Nvidia Grace Supports AI Acceleration
To tackle the largest AI models, Nvidia has designed a processor to feed its powerful new Hopper GPU. Grace has twice the memory bandwidth of any x86 processor and can hold GPT-3 in DRAM.
Sometimes 80 billion parameters just isn’t enough. To tackle the largest AI models, Nvidia has designed a processor whose primary task is to feed data to its powerful new Hopper GPU. Hopper comes with 80GB of fast memory, enough to hold thousands of copies of ResNet-50, for example. But the biggest commercial models for language processing and recommendations simply won’t fit. Programmers must divide these enormous models among several GPUs, causing bottlenecks and other inefficiencies.

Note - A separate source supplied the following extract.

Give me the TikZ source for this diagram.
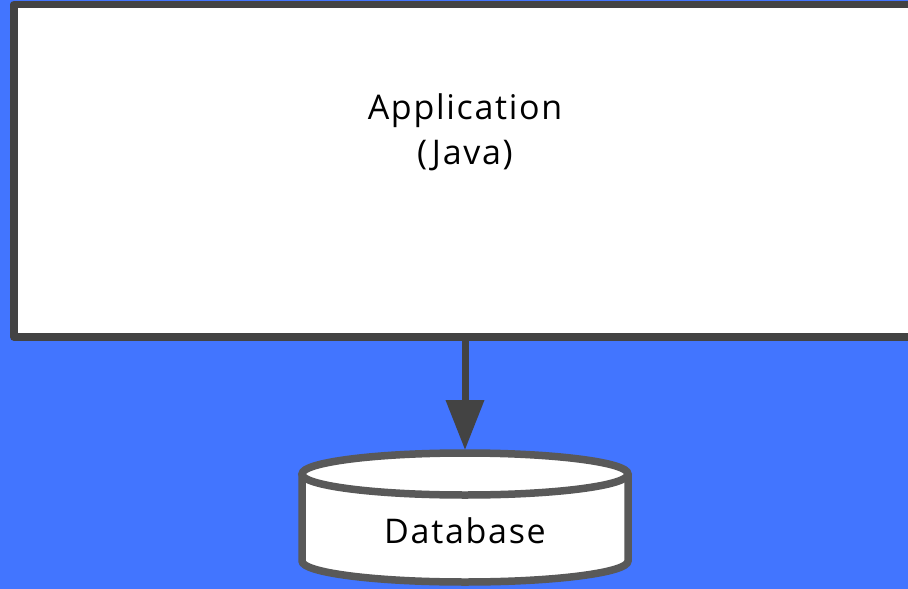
\documentclass[tikz,border=0pt]{standalone}
\usepackage{fontspec}
\setmainfont{Open Sans}[LetterSpace=5]
\usetikzlibrary{arrows.meta}

\definecolor{bgblue}{RGB}{66,117,255}
\definecolor{boxline}{RGB}{67,67,67}
\definecolor{dbline}{RGB}{89,89,89}

\tikzset{
        appbox/.style={rectangle,draw=boxline,fill=white,line width=7.5pt,line join=round,
                minimum width=902pt,minimum height=332.5pt,inner sep=0pt},
        dbbody/.style={draw=dbline,fill=white,line width=7.5pt},
        txt/.style={font=\fontsize{34}{45}\selectfont,align=center,inner sep=0pt},
        flow/.style={draw=boxline,line width=7pt,-{Triangle[width=37pt,length=50pt]}}
}

\begin{document}
\begin{tikzpicture}[x=1pt,y=-1pt]
        \useasboundingbox (0,0) rectangle (908,589);
        \clip (0,0) rectangle (908,589);
        \fill[bgblue] (0,0) rectangle (908,589);

        \node[appbox] (App) at (465,170.75) {};
        \node[txt] (AppText) at (465,132) {Application\\(Java)};

        % database cylinder
        \path[dbbody] (302,474) -- (302,561) arc[start angle=180,end angle=0,x radius=163,y radius=21]
                -- (628,474);
        \path[dbbody] (465,474) ellipse[x radius=163,y radius=21];
        \coordinate (DBtop) at (465,450);
        \node[txt,anchor=base] (DB) at (465,543) {Database};

        \draw[flow] (App.south) -- (DBtop);

    \end{tikzpicture}
\end{document}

The new Grace processor aims to solve this problem. It can store up to 500 billion parameters in its capacious DRAM—enough to hold GPT-3, one of the largest models in use. Its 32-channel memory system delivers twice the bandwidth of any x86 server processor, and the chip connects directly to the GPU through high bandwidth NVLink, forming what Nvidia calls the Grace Hopper superchip (named for the computer pioneer and Navy admiral). The memory-coherent link enables programmers to easily share data between the two chips.
Built in TSMC 4nm, the processor also contains 72 Arm CPUs that manage the data transfers in addition to running an OS and other host-processor functions. Along with the Grace-Hopper module, the company is developing a module that holds two Grace chips, which could operate as server host processors. It expects to deliver production processors in 2Q23.
Grace is Nvidia’s first data-center CPU, complementing the data-center GPUs it has been shipping for years as well as data-center networking chips from the 2020 Mellanox acquisition. Nvidia also offers embedded processors such as Xavier and Orin for automotive and other applications.
The company previously worked with IBM to integrate NVLink interfaces in the Power8 and Power9 chips. By designing its own processor, Nvidia ensures it meets the needs of AI customers while minimizing cost and power.